El gobierno entrante se ha comprometido a capturar, poner en campos y supervisar la detención masiva y la deportación de inmigrantes indocumentados, en particular de América Latina, lo que podría combinar una pesadilla de detención con sospechas basadas a menudo en el origen nacional en lugar de en pruebas específicas de conducta criminal, un eco de los primeros años de la guerra contra el terrorismo.
En lugar de la seguridad nacional, Trump ha prometido sustituir la «amenaza a nuestra forma de vida», un término que amplía la vaguedad encapsulada en «terror» y «terrorismo» a un nuevo nivel. En el período previo a las elecciones de 2024 ya había dejado meridianamente claro que el camino desde la guerra contra el terrorismo en el extranjero hasta sus planes de política interna sería importante para su administración.
Trump prometió utilizar el ejército para contrarrestar «al enemigo desde dentro». Según el Washington Post, el portavoz de Trump, Steven Cheung, reconoció la forma en que el candidato estaba vinculando a sus enemigos políticos con los terroristas. El ya presidente electo estaba «equiparando la perspectiva de esfuerzos no especificados por parte de la izquierda durante las elecciones con el reciente arresto de un hombre afgano en Oklahoma, que está acusado de planear un ataque el día de las elecciones en los Estados Unidos en nombre del grupo Estado Islámico. El presidente Trump tiene toda la razón: aquellos que buscan socavar la democracia sembrando el caos en nuestras elecciones son una amenaza directa, al igual que el terrorista de Afganistán que fue arrestado por planear múltiples ataques el día de las elecciones dentro de los Estados Unidos».
Situación actual
Aunque la guerra contra el terrorismo ha quedado relegada a un segundo plano, sus premisas y tácticas siguen estando al alcance de la mano. La ampliación de los poderes presidenciales, sumada a la reciente decisión del Tribunal Supremo sobre la inmunidad en lo que respecta a más o menos todo lo que hace un presidente en el cargo, deja al país en un estado de peligro inminente.
Los poderes de vigilancia siguen siendo notablemente amplios. Las autoridades para atacar con drones siguen vigentes, aunque, tras los años de Biden, se han reducido… por ahora.

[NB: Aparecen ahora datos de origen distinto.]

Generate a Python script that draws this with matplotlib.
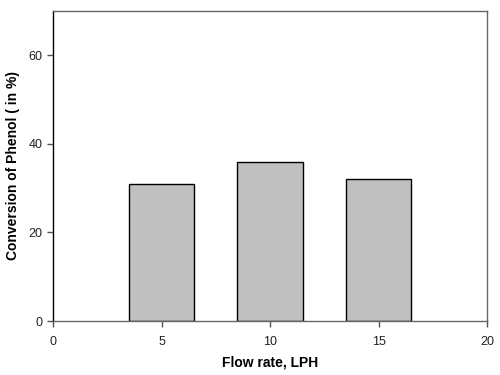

Y la perspectiva de la detención indefinida como un elemento codificado de la política estadounidense sigue siendo posible no sólo en Guantánamo sino para los migrantes en todo Estados Unidos.
El Congreso sigue sin estar dispuesto a restringir los poderes de guerra de un presidente de ninguna manera significativa, tras haberse negado repetidamente a derogar o reemplazar esa Autorización original de 2001 para el Uso de la Fuerza Militar en la que no existen ni límites temporales ni geográficos, ni siquiera límites precisos a la definición del enemigo.